> [Data provided]
● ● ● ●

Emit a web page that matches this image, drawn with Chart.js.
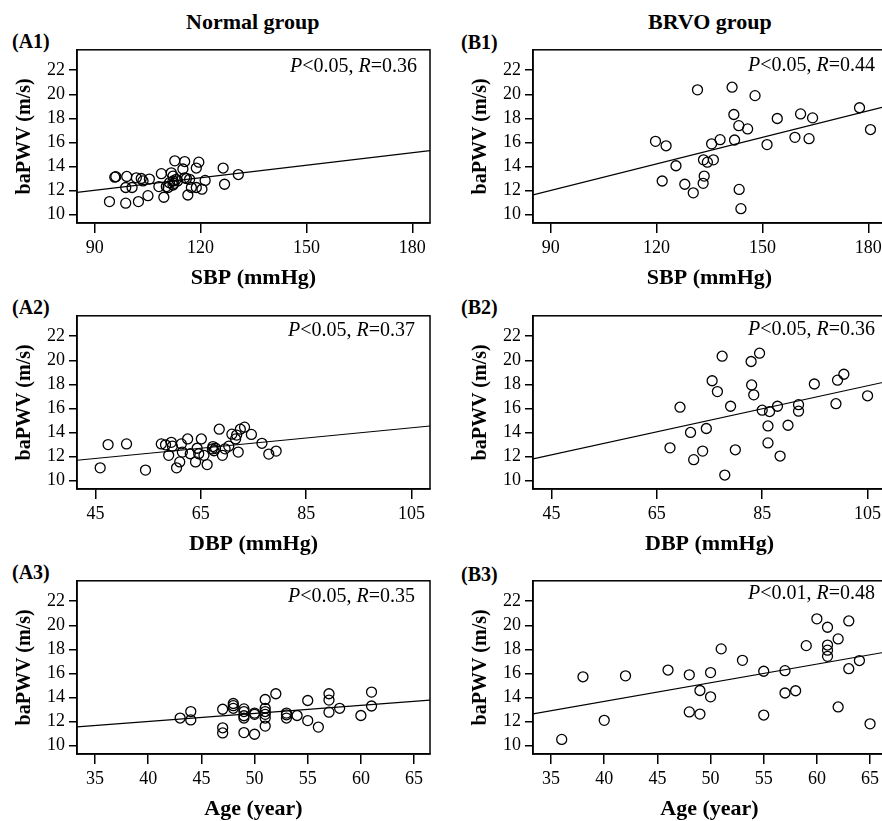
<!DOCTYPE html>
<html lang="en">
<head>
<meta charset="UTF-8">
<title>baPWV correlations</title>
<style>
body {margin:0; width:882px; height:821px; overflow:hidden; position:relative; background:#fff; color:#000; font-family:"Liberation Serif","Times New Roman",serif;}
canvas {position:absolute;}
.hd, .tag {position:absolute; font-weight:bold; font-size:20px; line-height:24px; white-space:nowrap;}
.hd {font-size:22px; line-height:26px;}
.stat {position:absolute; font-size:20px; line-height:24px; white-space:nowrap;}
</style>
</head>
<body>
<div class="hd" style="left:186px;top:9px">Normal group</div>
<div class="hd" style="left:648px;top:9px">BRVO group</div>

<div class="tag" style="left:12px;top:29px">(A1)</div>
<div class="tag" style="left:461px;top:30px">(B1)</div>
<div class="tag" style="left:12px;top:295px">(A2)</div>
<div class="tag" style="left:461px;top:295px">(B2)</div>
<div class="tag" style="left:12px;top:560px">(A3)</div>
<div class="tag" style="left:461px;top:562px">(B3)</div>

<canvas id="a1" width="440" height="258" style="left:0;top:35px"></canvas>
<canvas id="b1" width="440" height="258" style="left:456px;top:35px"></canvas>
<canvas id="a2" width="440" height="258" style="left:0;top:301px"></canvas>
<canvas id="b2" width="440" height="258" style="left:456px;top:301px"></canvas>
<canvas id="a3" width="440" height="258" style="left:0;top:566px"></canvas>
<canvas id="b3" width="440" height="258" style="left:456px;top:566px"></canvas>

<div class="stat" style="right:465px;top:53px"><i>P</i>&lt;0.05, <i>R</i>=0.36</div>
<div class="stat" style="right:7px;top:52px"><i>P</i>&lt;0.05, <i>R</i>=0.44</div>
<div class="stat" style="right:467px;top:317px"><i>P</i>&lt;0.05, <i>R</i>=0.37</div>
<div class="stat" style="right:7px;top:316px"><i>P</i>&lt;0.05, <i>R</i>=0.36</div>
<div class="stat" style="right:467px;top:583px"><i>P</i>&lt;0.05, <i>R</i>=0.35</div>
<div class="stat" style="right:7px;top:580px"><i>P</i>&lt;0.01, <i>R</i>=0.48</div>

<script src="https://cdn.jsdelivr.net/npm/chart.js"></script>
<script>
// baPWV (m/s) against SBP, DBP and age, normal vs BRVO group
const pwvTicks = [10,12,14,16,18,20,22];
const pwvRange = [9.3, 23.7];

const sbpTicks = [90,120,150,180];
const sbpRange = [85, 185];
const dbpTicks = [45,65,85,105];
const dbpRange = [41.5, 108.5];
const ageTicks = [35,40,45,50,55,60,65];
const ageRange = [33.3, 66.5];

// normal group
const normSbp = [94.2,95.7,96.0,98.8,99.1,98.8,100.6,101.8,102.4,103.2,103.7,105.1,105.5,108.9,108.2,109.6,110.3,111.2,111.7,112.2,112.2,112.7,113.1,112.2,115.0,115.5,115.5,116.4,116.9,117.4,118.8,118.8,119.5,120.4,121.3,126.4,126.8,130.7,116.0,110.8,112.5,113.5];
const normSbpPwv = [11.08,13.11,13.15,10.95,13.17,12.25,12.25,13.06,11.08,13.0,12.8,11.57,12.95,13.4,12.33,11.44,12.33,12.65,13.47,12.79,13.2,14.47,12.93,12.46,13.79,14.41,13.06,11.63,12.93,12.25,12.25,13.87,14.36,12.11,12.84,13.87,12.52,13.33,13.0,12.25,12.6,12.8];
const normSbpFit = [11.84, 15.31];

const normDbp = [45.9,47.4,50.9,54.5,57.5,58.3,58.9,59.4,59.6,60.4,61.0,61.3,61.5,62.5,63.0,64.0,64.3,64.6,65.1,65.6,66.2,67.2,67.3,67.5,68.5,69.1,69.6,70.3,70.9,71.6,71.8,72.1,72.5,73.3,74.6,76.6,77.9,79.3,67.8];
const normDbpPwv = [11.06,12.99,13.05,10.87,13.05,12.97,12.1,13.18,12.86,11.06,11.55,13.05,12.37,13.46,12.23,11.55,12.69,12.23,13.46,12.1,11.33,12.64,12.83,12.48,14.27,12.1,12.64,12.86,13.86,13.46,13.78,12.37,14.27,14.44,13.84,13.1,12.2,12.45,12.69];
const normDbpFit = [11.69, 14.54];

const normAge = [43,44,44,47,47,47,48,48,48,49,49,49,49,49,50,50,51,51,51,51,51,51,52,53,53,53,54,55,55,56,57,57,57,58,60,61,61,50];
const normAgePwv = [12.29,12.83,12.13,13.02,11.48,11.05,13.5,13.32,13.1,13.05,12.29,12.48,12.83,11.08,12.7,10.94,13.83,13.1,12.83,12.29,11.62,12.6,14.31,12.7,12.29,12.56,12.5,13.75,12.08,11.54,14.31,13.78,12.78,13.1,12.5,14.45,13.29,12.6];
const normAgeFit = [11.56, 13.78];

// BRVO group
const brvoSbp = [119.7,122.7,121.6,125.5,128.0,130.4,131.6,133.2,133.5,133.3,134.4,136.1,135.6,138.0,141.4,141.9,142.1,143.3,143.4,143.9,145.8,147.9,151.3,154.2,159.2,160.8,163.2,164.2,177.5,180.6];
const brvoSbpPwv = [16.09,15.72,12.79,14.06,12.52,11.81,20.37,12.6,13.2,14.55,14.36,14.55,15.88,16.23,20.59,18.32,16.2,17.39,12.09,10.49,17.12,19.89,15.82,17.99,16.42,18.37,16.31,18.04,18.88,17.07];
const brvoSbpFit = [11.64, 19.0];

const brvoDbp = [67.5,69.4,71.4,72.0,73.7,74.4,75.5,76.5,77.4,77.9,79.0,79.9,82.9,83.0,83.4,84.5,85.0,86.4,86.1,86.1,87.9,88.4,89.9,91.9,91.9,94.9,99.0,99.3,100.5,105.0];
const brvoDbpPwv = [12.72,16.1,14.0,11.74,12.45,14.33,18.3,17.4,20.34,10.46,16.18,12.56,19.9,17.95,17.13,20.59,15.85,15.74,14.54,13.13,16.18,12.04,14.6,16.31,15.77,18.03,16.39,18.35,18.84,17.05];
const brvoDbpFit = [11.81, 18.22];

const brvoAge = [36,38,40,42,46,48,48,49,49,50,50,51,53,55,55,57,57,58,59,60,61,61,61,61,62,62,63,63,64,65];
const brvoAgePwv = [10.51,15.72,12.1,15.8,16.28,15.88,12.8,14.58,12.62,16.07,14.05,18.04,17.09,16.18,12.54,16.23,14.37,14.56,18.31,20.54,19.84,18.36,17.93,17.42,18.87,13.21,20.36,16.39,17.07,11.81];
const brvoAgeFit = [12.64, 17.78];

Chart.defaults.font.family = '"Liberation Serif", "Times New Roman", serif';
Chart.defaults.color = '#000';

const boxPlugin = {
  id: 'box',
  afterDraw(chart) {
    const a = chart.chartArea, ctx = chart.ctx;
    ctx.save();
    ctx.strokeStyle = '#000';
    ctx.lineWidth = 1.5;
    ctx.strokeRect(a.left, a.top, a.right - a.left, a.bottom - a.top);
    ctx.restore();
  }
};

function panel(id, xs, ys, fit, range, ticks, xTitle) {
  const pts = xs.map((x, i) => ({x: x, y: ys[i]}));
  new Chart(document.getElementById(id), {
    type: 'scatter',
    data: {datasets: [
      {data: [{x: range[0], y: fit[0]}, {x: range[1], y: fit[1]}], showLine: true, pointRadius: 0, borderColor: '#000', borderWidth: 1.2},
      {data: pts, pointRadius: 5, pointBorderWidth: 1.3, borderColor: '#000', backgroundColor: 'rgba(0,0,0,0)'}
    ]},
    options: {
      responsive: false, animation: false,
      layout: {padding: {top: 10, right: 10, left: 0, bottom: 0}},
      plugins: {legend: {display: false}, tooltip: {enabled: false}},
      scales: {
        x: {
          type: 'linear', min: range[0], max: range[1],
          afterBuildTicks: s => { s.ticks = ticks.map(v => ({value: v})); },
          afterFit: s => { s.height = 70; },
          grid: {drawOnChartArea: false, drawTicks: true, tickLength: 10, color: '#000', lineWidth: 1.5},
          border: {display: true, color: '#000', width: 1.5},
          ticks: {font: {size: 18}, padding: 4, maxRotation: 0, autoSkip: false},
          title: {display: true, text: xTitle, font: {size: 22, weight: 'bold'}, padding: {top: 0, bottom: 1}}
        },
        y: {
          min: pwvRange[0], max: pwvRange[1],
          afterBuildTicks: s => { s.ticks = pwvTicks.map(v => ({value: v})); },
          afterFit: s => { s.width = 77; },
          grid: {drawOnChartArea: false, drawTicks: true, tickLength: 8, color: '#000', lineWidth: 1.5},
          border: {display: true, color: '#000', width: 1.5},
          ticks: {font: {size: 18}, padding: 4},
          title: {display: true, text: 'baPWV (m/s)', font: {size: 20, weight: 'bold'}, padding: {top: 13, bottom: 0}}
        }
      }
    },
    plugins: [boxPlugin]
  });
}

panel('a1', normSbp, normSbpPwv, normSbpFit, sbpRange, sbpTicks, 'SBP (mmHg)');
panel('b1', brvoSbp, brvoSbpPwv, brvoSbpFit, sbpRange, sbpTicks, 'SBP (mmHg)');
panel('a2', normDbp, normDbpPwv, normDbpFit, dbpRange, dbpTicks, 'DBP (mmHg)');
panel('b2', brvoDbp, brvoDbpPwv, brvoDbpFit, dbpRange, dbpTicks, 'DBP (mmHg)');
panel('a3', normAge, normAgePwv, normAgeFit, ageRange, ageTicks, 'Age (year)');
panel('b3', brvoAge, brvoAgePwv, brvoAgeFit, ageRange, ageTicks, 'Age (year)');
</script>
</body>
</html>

● ● ● ●

> [Problem description] Your task is to restate word for word the lines from the top of the data to the line containing "const pwvRange = [9.3, 23.7];", both ends included, with every picture left out.

> [Result]
Emit a web page that matches this image, drawn with Chart.js.
<!DOCTYPE html>
<html lang="en">
<head>
<meta charset="UTF-8">
<title>baPWV correlations</title>
<style>
body {margin:0; width:882px; height:821px; overflow:hidden; position:relative; background:#fff; color:#000; font-family:"Liberation Serif","Times New Roman",serif;}
canvas {position:absolute;}
.hd, .tag {position:absolute; font-weight:bold; font-size:20px; line-height:24px; white-space:nowrap;}
.hd {font-size:22px; line-height:26px;}
.stat {position:absolute; font-size:20px; line-height:24px; white-space:nowrap;}
</style>
</head>
<body>
<div class="hd" style="left:186px;top:9px">Normal group</div>
<div class="hd" style="left:648px;top:9px">BRVO group</div>

<div class="tag" style="left:12px;top:29px">(A1)</div>
<div class="tag" style="left:461px;top:30px">(B1)</div>
<div class="tag" style="left:12px;top:295px">(A2)</div>
<div class="tag" style="left:461px;top:295px">(B2)</div>
<div class="tag" style="left:12px;top:560px">(A3)</div>
<div class="tag" style="left:461px;top:562px">(B3)</div>

<canvas id="a1" width="440" height="258" style="left:0;top:35px"></canvas>
<canvas id="b1" width="440" height="258" style="left:456px;top:35px"></canvas>
<canvas id="a2" width="440" height="258" style="left:0;top:301px"></canvas>
<canvas id="b2" width="440" height="258" style="left:456px;top:301px"></canvas>
<canvas id="a3" width="440" height="258" style="left:0;top:566px"></canvas>
<canvas id="b3" width="440" height="258" style="left:456px;top:566px"></canvas>

<div class="stat" style="right:465px;top:53px"><i>P</i>&lt;0.05, <i>R</i>=0.36</div>
<div class="stat" style="right:7px;top:52px"><i>P</i>&lt;0.05, <i>R</i>=0.44</div>
<div class="stat" style="right:467px;top:317px"><i>P</i>&lt;0.05, <i>R</i>=0.37</div>
<div class="stat" style="right:7px;top:316px"><i>P</i>&lt;0.05, <i>R</i>=0.36</div>
<div class="stat" style="right:467px;top:583px"><i>P</i>&lt;0.05, <i>R</i>=0.35</div>
<div class="stat" style="right:7px;top:580px"><i>P</i>&lt;0.01, <i>R</i>=0.48</div>

<script src="https://cdn.jsdelivr.net/npm/chart.js"></script>
<script>
// baPWV (m/s) against SBP, DBP and age, normal vs BRVO group
const pwvTicks = [10,12,14,16,18,20,22];
const pwvRange = [9.3, 23.7];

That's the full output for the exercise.